The exercise – Extract word for word the lines of the listing from its start to the line holding "135, 150, 165]", both ends kept; pictures are not part of the copy.

--- BEGIN Available data ---

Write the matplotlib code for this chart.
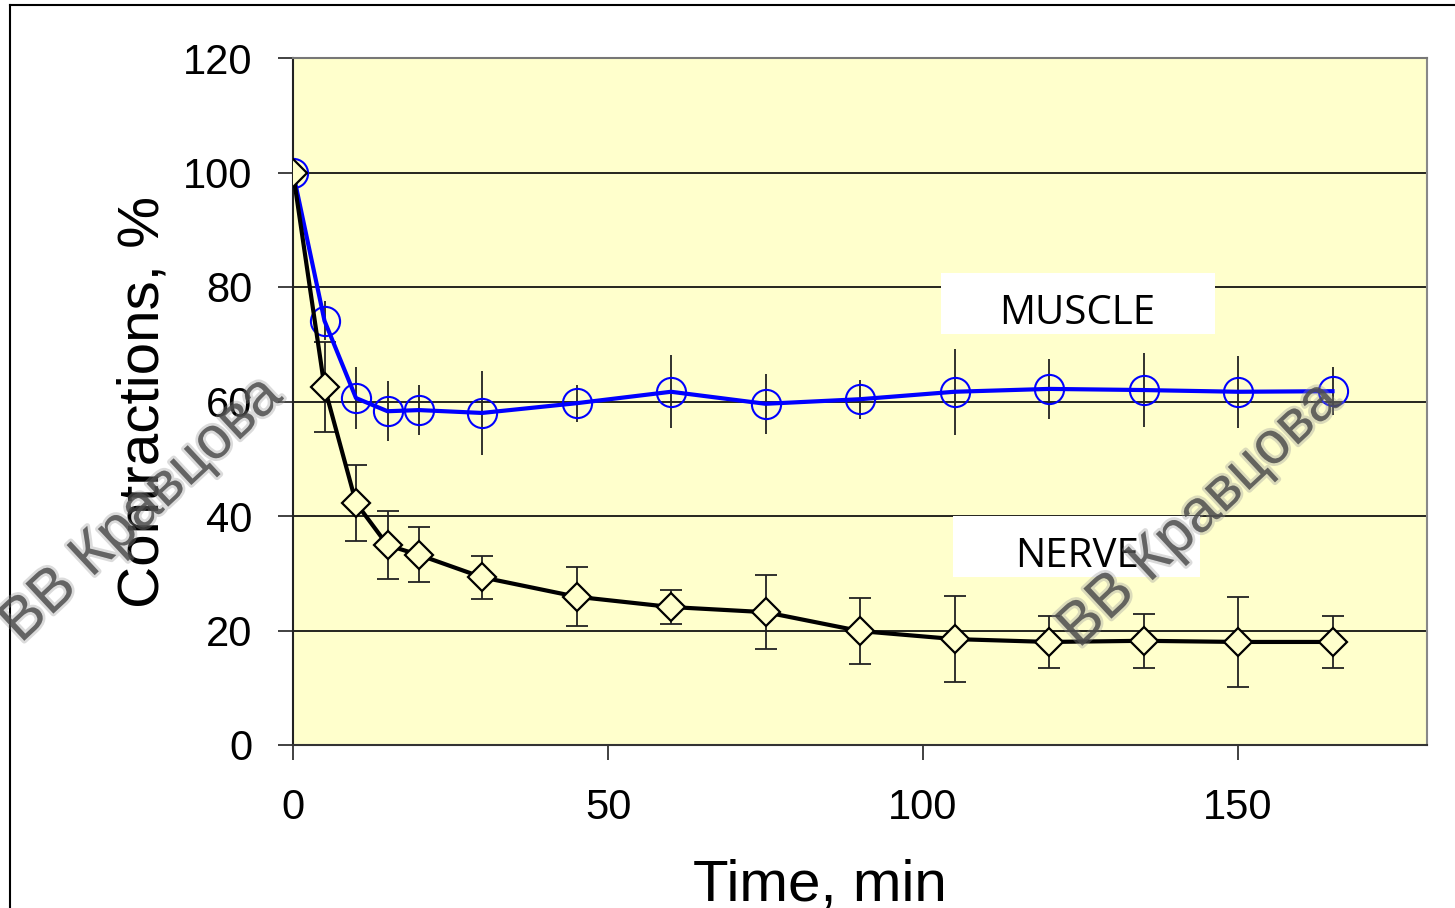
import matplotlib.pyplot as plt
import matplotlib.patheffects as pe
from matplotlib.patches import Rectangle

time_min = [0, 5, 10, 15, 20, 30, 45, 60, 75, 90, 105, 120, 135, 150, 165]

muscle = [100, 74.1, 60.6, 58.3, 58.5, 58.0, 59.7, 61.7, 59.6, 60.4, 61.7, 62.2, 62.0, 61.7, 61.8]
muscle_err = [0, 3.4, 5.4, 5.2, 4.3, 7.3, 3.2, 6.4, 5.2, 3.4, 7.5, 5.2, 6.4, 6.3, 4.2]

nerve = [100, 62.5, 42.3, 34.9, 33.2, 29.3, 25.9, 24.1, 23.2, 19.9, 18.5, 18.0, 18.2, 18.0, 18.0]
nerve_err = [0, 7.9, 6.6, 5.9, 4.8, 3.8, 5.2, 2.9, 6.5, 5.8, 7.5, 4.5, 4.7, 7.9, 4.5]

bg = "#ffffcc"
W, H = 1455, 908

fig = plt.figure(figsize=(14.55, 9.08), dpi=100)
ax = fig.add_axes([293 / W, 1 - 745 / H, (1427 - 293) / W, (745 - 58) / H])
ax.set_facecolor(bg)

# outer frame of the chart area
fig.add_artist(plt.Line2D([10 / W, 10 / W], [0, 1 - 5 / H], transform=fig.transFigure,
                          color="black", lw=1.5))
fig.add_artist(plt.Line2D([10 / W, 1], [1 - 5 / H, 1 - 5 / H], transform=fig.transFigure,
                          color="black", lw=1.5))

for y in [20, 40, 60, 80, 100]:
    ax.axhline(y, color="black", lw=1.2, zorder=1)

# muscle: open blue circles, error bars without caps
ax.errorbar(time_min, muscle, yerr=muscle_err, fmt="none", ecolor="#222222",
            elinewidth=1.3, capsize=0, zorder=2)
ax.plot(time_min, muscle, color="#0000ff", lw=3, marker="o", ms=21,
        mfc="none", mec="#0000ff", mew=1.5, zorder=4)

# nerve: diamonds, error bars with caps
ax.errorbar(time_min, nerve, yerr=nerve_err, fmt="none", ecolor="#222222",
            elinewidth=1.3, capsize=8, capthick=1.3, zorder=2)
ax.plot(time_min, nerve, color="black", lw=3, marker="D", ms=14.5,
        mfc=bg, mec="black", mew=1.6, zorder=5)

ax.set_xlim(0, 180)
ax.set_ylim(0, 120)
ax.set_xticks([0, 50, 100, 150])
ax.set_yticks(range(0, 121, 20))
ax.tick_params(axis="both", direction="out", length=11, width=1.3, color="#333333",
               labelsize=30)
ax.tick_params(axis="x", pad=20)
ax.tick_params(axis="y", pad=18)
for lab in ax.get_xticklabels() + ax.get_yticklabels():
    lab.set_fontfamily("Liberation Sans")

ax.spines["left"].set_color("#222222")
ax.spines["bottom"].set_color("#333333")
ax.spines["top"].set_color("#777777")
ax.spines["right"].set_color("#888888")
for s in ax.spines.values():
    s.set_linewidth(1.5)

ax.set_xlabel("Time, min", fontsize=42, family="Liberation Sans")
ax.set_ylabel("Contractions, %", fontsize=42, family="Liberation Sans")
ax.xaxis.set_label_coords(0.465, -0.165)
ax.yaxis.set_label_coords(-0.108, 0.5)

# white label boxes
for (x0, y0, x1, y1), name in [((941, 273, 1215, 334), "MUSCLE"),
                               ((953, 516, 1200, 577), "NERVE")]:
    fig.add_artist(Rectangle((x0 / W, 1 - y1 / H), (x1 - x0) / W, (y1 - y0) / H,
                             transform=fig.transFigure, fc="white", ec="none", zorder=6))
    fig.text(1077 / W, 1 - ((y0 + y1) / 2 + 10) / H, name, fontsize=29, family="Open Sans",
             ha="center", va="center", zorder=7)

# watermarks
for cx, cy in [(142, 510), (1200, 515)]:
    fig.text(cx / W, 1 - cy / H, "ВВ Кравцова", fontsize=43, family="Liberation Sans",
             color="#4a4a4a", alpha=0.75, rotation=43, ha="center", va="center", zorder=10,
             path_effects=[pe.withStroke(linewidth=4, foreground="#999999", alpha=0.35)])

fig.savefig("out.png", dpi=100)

--- END Available data ---

Written solution –
Write the matplotlib code for this chart.
import matplotlib.pyplot as plt
import matplotlib.patheffects as pe
from matplotlib.patches import Rectangle

time_min = [0, 5, 10, 15, 20, 30, 45, 60, 75, 90, 105, 120, 135, 150, 165]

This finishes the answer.